Behavior of $f(x) = \sum_{n=1}^x \frac{1}{n}$

Question

I plotted the function

$$f(x) = \sum_{n=1}^x \frac{1}{n}$$

in Wolfram Alpha over $x\in\mathbb{R}$ and it gave me some unexpected behavior for negative $x$. This function is obvious for $x\in\mathbb{N}$. Can anyone explain how Wolfram Alpha is computing this? Is the plot below a numerical artifact or is there some function on $x\in\mathbb{R}$ that agrees with $f(x)$ when $x\in\mathbb{N}$?

https://www.wolframalpha.com/input/?i=plot+sum+1%2Fn+n%3D1+to+x

Answer 1

Extension of the sum from integers to reals uses the Gamma function, which has poles at the negative integers.

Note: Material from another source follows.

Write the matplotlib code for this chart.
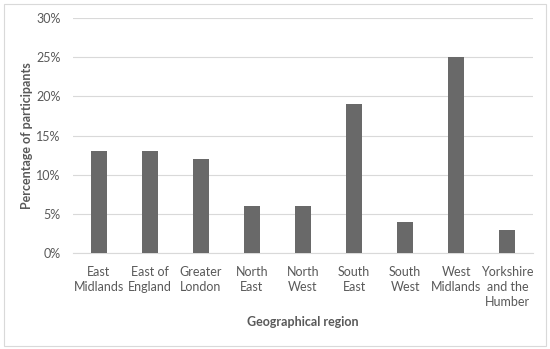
import matplotlib
matplotlib.use("Agg")
import matplotlib.pyplot as plt
from matplotlib.ticker import PercentFormatter
from matplotlib.patches import Rectangle

categories = ["East\nMidlands", "East of\nEngland", "Greater\nLondon", "North\nEast",
              "North\nWest", "South\nEast", "South\nWest", "West\nMidlands",
              "Yorkshire\nand the\nHumber"]
values = [13, 13, 12, 6, 6, 19, 4, 25, 3]

plt.rcParams['font.family'] = ['Lato', 'DejaVu Sans']
txt = '#595959'

fig = plt.figure(figsize=(5.5, 3.49), dpi=100)
ax = fig.add_axes([0.133, 0.275, 0.836, 0.673])
fig.patches.append(Rectangle((0.007, 0.01), 0.986, 0.978, transform=fig.transFigure,
                             fill=False, edgecolor='#d9d9d9', linewidth=0.8))

x = range(len(categories))
ax.bar(x, values, width=0.31, color='#696969', zorder=3)
ax.set_xlim(-0.5, len(categories) - 0.5)
ax.set_ylim(0, 30)
ax.set_yticks(range(0, 31, 5))
ax.yaxis.set_major_formatter(PercentFormatter(decimals=0))
ax.set_xticks(list(x))
ax.set_xticklabels(categories, fontsize=9, color=txt, linespacing=1.3)
ax.tick_params(axis='y', labelsize=9, labelcolor=txt, length=0, pad=9)
ax.tick_params(axis='x', length=0, pad=9)
ax.grid(axis='y', color='#d9d9d9', linewidth=0.8, zorder=0)
for s in ['top', 'right', 'left']:
    ax.spines[s].set_visible(False)
ax.spines['bottom'].set_color('#d9d9d9')
ax.set_xlabel('Geographical region', fontsize=9, color=txt, fontweight='bold')
ax.set_ylabel('Percentage of participants', fontsize=9, color=txt, fontweight='bold')
ax.yaxis.set_label_coords(-0.087, 0.5)
ax.xaxis.set_label_coords(0.5, -0.27)

fig.savefig('out.png', dpi=100)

See the last equation on the page:

http://en.wikipedia.org/wiki/Harmonic_series_%28mathematics%29#Relation_with_Gamma_Function

Answer 2

If you just enter the sum without plotting it, you'll see that Mathematica has produced an analytic closed form for it.

We can consult wikipedia to learn more about the digamma function.

There is surely some uniqueness theorem, although I have no experience with them. I imagine it is something like that is unique analytic closed form for your sum that is both increasing and concave down on the positive reals.